Fabrizio oggi è Valentina: "E sogno Tokyo"

Ai tricolori paralimpici di atletica ad Ancona anche Petrillo: ipovedente, è la prima azzurra transgender che può qualificarsi per le Olimpiadi

Valentina Petrillo

Valentina Petrillo

Ancona, 22 gennaio 2021 - I campionati italiani paralimpici di Ancona, in programma oggi e domani, sono destinati a passare alla storia. Prima uscita indoor, in campo femminile, per l’atleta transgender T12 Valentina Petrillo. Nata a Napoli il 2 ottobre 1973, Valentina, fino a tre anni fa, era Fabrizio, capace di vincere 11 titoli italiani, far parte della nazionale italiana di calcio e ottenere il pass per i Giochi di Atlanta, nel 1996. Nel 2015 Fabrizio diventa papà di Lorenzo, l’anno dopo si sposa con Elena. Due anni fa, come ci racconta, Valentina fa outing e intraprende un percorso e una terapia ormonale, sotto controllo medico, che l’hanno portata a questo cambiamento.

"Sono nata a Napoli – racconta Valentina –. In terza media mi sono accorta di avere difficoltà nella lettura. La diagnosi è degenerazione maculare ereditaria. E divento ipovedente".

Così nel 1994...

"Mi trasferisco a Bologna, studio informatica all’istituto Cavazza. E a Bologna, a parte una breve parentesi a Milano, abito ormai da quasi trent’anni".

La folgorazione, nel 1980, con Pietro Mennea.

"Già, le Olimpiadi di Mosca, Mi appassiono alle gare di velocità, 100 e soprattutto i 200. E comincio a correre".

Come Fabrizio si sente inadeguato. Ma tiene tutto dentro, fino a quando non fa outing.

"Nel 1996 avrei potuto andare alle Paralimpiadi di Atlanta. Ma non mi sentivo in sintonia. Così, due anni fa, ho intrapreso un percorso psicologico e una terapia ormonale che mi hanno portato ad abbassare il livello di testosterone.
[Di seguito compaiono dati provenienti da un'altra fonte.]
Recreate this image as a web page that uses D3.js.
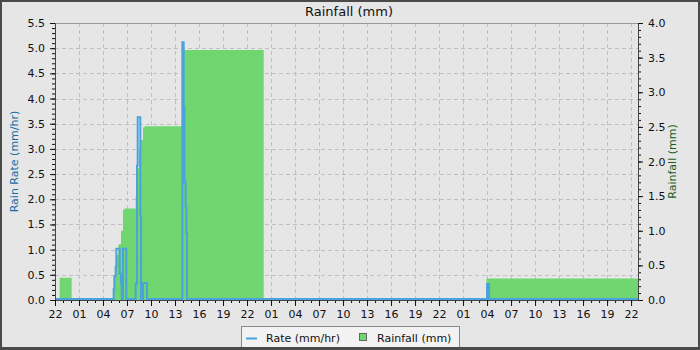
<!DOCTYPE html>
<html>
<head>
<meta charset="utf-8">
<script src="https://cdn.jsdelivr.net/npm/d3@7"></script>
<style>
  body { margin: 0; background: #e6e6e6; }
  text { font-family: "DejaVu Sans", sans-serif; }
</style>
</head>
<body>
<div id="container"></div>
<script>
// rain rate readings (mm/hr), left axis
const rateTimes = [
  "2024-01-01 22:00", "2024-01-02 05:15", "2024-01-02 05:20", "2024-01-02 05:25",
  "2024-01-02 05:35", "2024-01-02 05:40", "2024-01-02 06:00", "2024-01-02 06:05",
  "2024-01-02 06:15", "2024-01-02 06:20", "2024-01-02 06:30", "2024-01-02 06:50",
  "2024-01-02 06:55", "2024-01-02 08:00", "2024-01-02 08:05", "2024-01-02 08:15",
  "2024-01-02 08:20", "2024-01-02 08:35", "2024-01-02 08:40", "2024-01-02 08:45",
  "2024-01-02 09:00", "2024-01-02 09:25", "2024-01-02 09:30", "2024-01-02 13:50",
  "2024-01-02 13:55", "2024-01-02 14:05", "2024-01-02 14:10", "2024-01-02 14:20",
  "2024-01-02 14:25", "2024-01-02 14:30", "2024-01-04 03:55", "2024-01-04 04:00",
  "2024-01-04 04:10", "2024-01-04 04:15", "2024-01-04 22:52"
];
const rateValues = [
  0, 0, 0.2, 0.45,
  0.63, 1.0, 1.0, 0.5,
  0.3, 0, 1.0, 1.0,
  0, 0, 0.3, 2.65,
  3.61, 3.61, 1.65, 0,
  0.32, 0.32, 0, 0,
  5.1, 3.81, 2.32, 1.82,
  1.31, 0, 0, 0.3,
  0.3, 0, 0
];

// daily rainfall accumulation (mm), right axis, drawn as steps
const rainTimes = [
  "2024-01-01 22:35", "2024-01-02 00:05", "2024-01-02 05:15", "2024-01-02 05:25",
  "2024-01-02 05:30", "2024-01-02 05:40", "2024-01-02 05:55", "2024-01-02 06:00",
  "2024-01-02 06:15", "2024-01-02 06:30", "2024-01-02 06:40", "2024-01-02 08:05",
  "2024-01-02 08:15", "2024-01-02 08:30", "2024-01-02 08:45", "2024-01-02 09:00",
  "2024-01-02 09:10", "2024-01-02 13:55", "2024-01-02 14:05", "2024-01-03 00:05",
  "2024-01-04 03:55", "2024-01-04 22:52"
];
const rainValues = [
  0.32, 0, 0.13, 0.30,
  0.5, 0.65, 0.79, 0.81,
  1.0, 1.30, 1.32, 1.50,
  1.9, 2.2, 2.31, 2.49,
  2.51, 3.0, 3.61, 0,
  0.31, 0.31
];

const timeStart = "2024-01-01 22:00";
const timeEnd = "2024-01-04 22:52";
const rateTicks = [0, 0.5, 1.0, 1.5, 2.0, 2.5, 3.0, 3.5, 4.0, 4.5, 5.0, 5.5];
const rainTicks = [0, 0.5, 1.0, 1.5, 2.0, 2.5, 3.0, 3.5, 4.0];

const width = 700;
const height = 350;
const plotLeft = 55, plotRight = 638, plotTop = 23, plotBottom = 300;
const rateColor = "#4ba3dd";
const rainColor = "#6fd670";

const parse = d3.timeParse("%Y-%m-%d %H:%M");
const rate = rateTimes.map((t, i) => ({ t: parse(t), v: rateValues[i] }));
const rain = rainTimes.map((t, i) => ({ t: parse(t), v: rainValues[i] }));

const x = d3.scaleTime()
  .domain([parse(timeStart), parse(timeEnd)])
  .range([plotLeft, plotRight]);
const yRate = d3.scaleLinear().domain([0, 5.5]).range([plotBottom, plotTop]);
const yRain = d3.scaleLinear().domain([0, 4]).range([plotBottom, plotTop]);

const svg = d3.select("#container")
  .append("svg")
  .attr("width", width)
  .attr("height", height)
  .style("display", "block");

// outer frame
svg.append("rect")
  .attr("width", width).attr("height", height)
  .attr("fill", "#4a4a4a");
svg.append("rect")
  .attr("x", 2).attr("y", 2)
  .attr("width", width - 4).attr("height", height - 5)
  .attr("fill", "#e6e6e6");

svg.append("defs").append("clipPath").attr("id", "plot")
  .append("rect")
  .attr("x", plotLeft).attr("y", plotTop)
  .attr("width", plotRight - plotLeft).attr("height", plotBottom - plotTop);

// grid
const majorTimes = d3.timeHour.range(parse(timeStart), x.domain()[1], 3);
svg.append("g").selectAll("line")
  .data(rateTicks.slice(1))
  .join("line")
  .attr("x1", plotLeft).attr("x2", plotRight)
  .attr("y1", d => Math.round(yRate(d)) + 0.5).attr("y2", d => Math.round(yRate(d)) + 0.5)
  .attr("stroke", "#c0c0c0")
  .attr("stroke-dasharray", "4,3");
svg.append("g").selectAll("line")
  .data(majorTimes.slice(1))
  .join("line")
  .attr("x1", d => Math.round(x(d)) + 0.5).attr("x2", d => Math.round(x(d)) + 0.5)
  .attr("y1", plotTop).attr("y2", plotBottom)
  .attr("stroke", "#c0c0c0")
  .attr("stroke-dasharray", "4,3");

// rainfall steps
svg.append("path")
  .datum(rain)
  .attr("clip-path", "url(#plot)")
  .attr("fill", rainColor)
  .attr("d", d3.area()
    .curve(d3.curveStepAfter)
    .x(d => x(d.t))
    .y0(yRain(0))
    .y1(d => yRain(d.v)));

// rain rate line
svg.append("path")
  .datum(rate)
  .attr("clip-path", "url(#plot)")
  .attr("fill", "none")
  .attr("stroke", rateColor)
  .attr("stroke-width", 2)
  .attr("d", d3.line()
    .curve(d3.curveStepAfter)
    .x(d => x(d.t))
    .y(d => yRate(d.v) - 1));

// plot frame top
svg.append("line")
  .attr("x1", plotLeft).attr("x2", plotRight)
  .attr("y1", plotTop + 0.5).attr("y2", plotTop + 0.5)
  .attr("stroke", "#999");

// axes
function styleAxis(g) {
  g.selectAll("text").attr("font-size", 11).attr("fill", "#111");
  g.selectAll("line").attr("stroke", "#111");
  g.select(".domain").attr("stroke", "#444");
}

const minorRate = d3.range(0, 55.1, 1).map(d => d / 10);
const minorRain = d3.range(0, 40.1, 1).map(d => d / 10);
const minorTimes = d3.timeHour.range(parse(timeStart), x.domain()[1], 1);

svg.append("g")
  .attr("transform", `translate(${plotLeft},0)`)
  .call(d3.axisLeft(yRate).tickValues(minorRate).tickSize(3).tickFormat("").tickSizeOuter(0))
  .call(styleAxis);
svg.append("g")
  .attr("transform", `translate(${plotLeft},0)`)
  .call(d3.axisLeft(yRate).tickValues(rateTicks).tickSize(5).tickPadding(5)
    .tickFormat(d3.format(".1f")).tickSizeOuter(0))
  .call(styleAxis);

svg.append("g")
  .attr("transform", `translate(${plotRight},0)`)
  .call(d3.axisRight(yRain).tickValues(minorRain).tickSize(3).tickFormat("").tickSizeOuter(0))
  .call(styleAxis);
svg.append("g")
  .attr("transform", `translate(${plotRight},0)`)
  .call(d3.axisRight(yRain).tickValues(rainTicks).tickSize(5).tickPadding(5)
    .tickFormat(d3.format(".1f")).tickSizeOuter(0))
  .call(styleAxis);

svg.append("g")
  .attr("transform", `translate(0,${plotBottom})`)
  .call(d3.axisBottom(x).tickValues(minorTimes).tickSize(3).tickFormat("").tickSizeOuter(0))
  .call(styleAxis);
svg.append("g")
  .attr("transform", `translate(0,${plotBottom})`)
  .call(d3.axisBottom(x).tickValues(majorTimes).tickSize(6).tickPadding(4)
    .tickFormat(d3.timeFormat("%H")).tickSizeOuter(0))
  .call(styleAxis);

// titles
svg.append("text")
  .attr("x", 349).attr("y", 16)
  .attr("text-anchor", "middle")
  .attr("font-size", 13)
  .attr("fill", "#111")
  .text("Rainfall (mm)");

svg.append("text")
  .attr("transform", `translate(18,${(plotTop + plotBottom) / 2}) rotate(-90)`)
  .attr("text-anchor", "middle")
  .attr("font-size", 11)
  .attr("fill", "#156da6")
  .text("Rain Rate (mm/hr)");

svg.append("text")
  .attr("transform", `translate(676,${(plotTop + plotBottom) / 2}) rotate(-90)`)
  .attr("text-anchor", "middle")
  .attr("font-size", 11)
  .attr("fill", "#1b5e1b")
  .text("Rainfall (mm)");

// legend
const legend = svg.append("g");
legend.append("rect")
  .attr("x", 241.5).attr("y", 326.5)
  .attr("width", 218).attr("height", 24)
  .attr("fill", "#f2f2f2")
  .attr("stroke", "#888");
legend.append("line")
  .attr("x1", 246).attr("x2", 257)
  .attr("y1", 338.5).attr("y2", 338.5)
  .attr("stroke", rateColor)
  .attr("stroke-width", 2);
legend.append("text")
  .attr("x", 266).attr("y", 342)
  .attr("font-size", 11)
  .attr("fill", "#111")
  .text("Rate (mm/hr)");
legend.append("rect")
  .attr("x", 359.5).attr("y", 333.5)
  .attr("width", 7).attr("height", 7)
  .attr("fill", rainColor)
  .attr("stroke", "#666");
legend.append("text")
  .attr("x", 377).attr("y", 342)
  .attr("font-size", 11)
  .attr("fill", "#111")
  .text("Rainfall (mm)");

// frame over the legend bottom
svg.append("rect")
  .attr("x", 0).attr("y", height - 3)
  .attr("width", width).attr("height", 3)
  .attr("fill", "#4a4a4a");
</script>
</body>
</html>
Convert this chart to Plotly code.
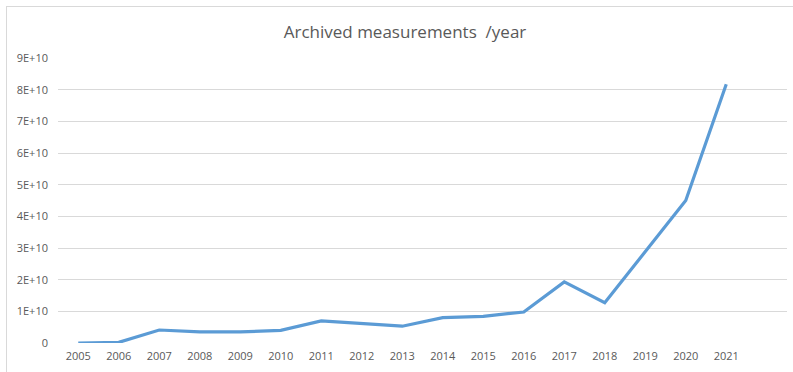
import plotly.graph_objects as go

years = [2005, 2006, 2007, 2008, 2009, 2010, 2011, 2012, 2013, 2014, 2015, 2016, 2017, 2018, 2019, 2020, 2021]
values = [0.0, 0.02e10, 0.41e10, 0.35e10, 0.35e10, 0.40e10, 0.70e10, 0.61e10, 0.53e10, 0.80e10, 0.84e10, 0.98e10,
          1.93e10, 1.27e10, 2.90e10, 4.50e10, 8.17e10]
ytick_vals = [0, 1e10, 2e10, 3e10, 4e10, 5e10, 6e10, 7e10, 8e10, 9e10]
ytick_text = ["0", "1E+10", "2E+10", "3E+10", "4E+10", "5E+10", "6E+10", "7E+10", "8E+10", "9E+10"]
title_text = "Archived measurements  /year"

W, H = 793, 372
ml, mr, mt, mb = 58, 6, 58, 29

fig = go.Figure()
fig.add_trace(go.Scatter(x=years, y=values, mode="lines",
                         line=dict(color="#5B9BD5", width=3.2), showlegend=False))

font_fam = "Open Sans, Liberation Sans, sans-serif"
fig.update_layout(
    width=W, height=H,
    margin=dict(l=ml, r=mr, t=mt, b=mb),
    paper_bgcolor="white", plot_bgcolor="white",
    font=dict(family=font_fam, color="#595959", size=11),
    title=dict(text=title_text, x=405 / W, xanchor="center", y=1 - 32 / H, yanchor="middle",
               font=dict(size=17, color="#595959", family=font_fam)),
    xaxis=dict(range=[2004.5, 2022.5], tickmode="array", tickvals=years,
               ticktext=[str(y) for y in years], showgrid=False, zeroline=False,
               showline=False, ticks="", ticklabelstandoff=5,
               tickfont=dict(size=11, color="#595959")),
    yaxis=dict(range=[0, 9e10], tickmode="array", tickvals=ytick_vals, ticktext=ytick_text,
               showgrid=True, gridcolor="#D9D9D9", gridwidth=1, zeroline=False,
               showline=False, ticks="", ticklabelstandoff=9,
               tickfont=dict(size=11, color="#595959")),
)

pw = W - ml - mr
ph = H - mt - mb
def px(x):
    return (x - ml) / pw
def py(y):
    return (H - mb - y) / ph

fig.add_shape(type="line", xref="paper", yref="paper", x0=px(6), x1=px(793), y0=py(6.5), y1=py(6.5),
              line=dict(color="#D9D9D9", width=1))
fig.add_shape(type="line", xref="paper", yref="paper", x0=px(6.5), x1=px(6.5), y0=py(6), y1=py(372),
              line=dict(color="#D9D9D9", width=1))

fig.write_html("out.html")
Non è stato facile".

Anche accettare la trasformazione in gara.

"Il primo mese sono ingrassata. Sono aumentata di 10 chili. Facevo fatica a correre, uscire dai blocchi. I miei tempi si sono modificati. Sono peggiorati. Però vivevo come Valentina e questo mi dava più serenità".

Il cambiamento, però, non poteva passare inosservato.

"Anche perché ho sempre tenuto tutto nascosto. Avevo una cugina, trans, che fu cacciata di casa. Nel 2018 sono uscita allo scoperto. Papà Edoardo e mio fratello Francesco all’inizio non l’hanno presa bene. Poi papà capisce, reagisce e ora mi sostiene. Adesso con mio fratello abbiamo ricominciato a parlare".

Sua moglie Elena l’ha appoggiata. E il piccolo Lorenzo?

"Il mio non era un capriccio. Avevo soffocato per troppo tempo la mia personalità. Così, alle domande di Lorenzo, abbiamo provato a dare risposta".

Sul lavoro?

"Non ci sono stati problemi. I colleghi hanno compreso. E mi hanno accettato".

Le amicizie?

"Perse, praticamente tutte. Non vogliono avere a che fare con me. Uno dei miei migliori amici, quando gli ho detto il percorso che volevo intraprendere, s’è messo a piangere. Ho provato richiamarlo. Mi ha detto che non riesce a vedermi così. Devo combattere contro tanti pregiudizi".

A Bologna.

"A Bologna e in pista mi hanno capita. Prima gareggiavo per la Francesco Francia, ora per la Pontevecchio".

Ma proprio nessuno, prima di tre anni fa, avrebbe potuto intuire quello che avveniva dentro di lei?

"No, ho tenuto tutto dentro. Se mi passate la battuta, potevo essere considerato uno str... maschilista".

Adesso è Valentina.

"Meglio donna più lenta e felice, che uomo veloce e triste".

La sua storia diventerà anche un film.

"Sì, sarà un docu-film: 5 nanomoli, il sogno olimpico di una donna trans, per documentare il mio percorso".

Poi ci saranno le paralimpiadi.

"Dissi no nel 1996 ad Atlanta, non mi sentivo in armonia con me stessa. Ora è diverso. Se arriverò a Tokyo, ottenendo i tempi previsti, lo farò come Valentina. Consapevole del percorso affrontato, seguita da sanitari e dal Mit, movimento identità transessuali. Prima stavo male. Adesso no. Non ho più bisogno di nascondermi né provare paura. Sono Valentina e potrei essere la prima atleta trans a rappresentare l’Italia ai Giochi".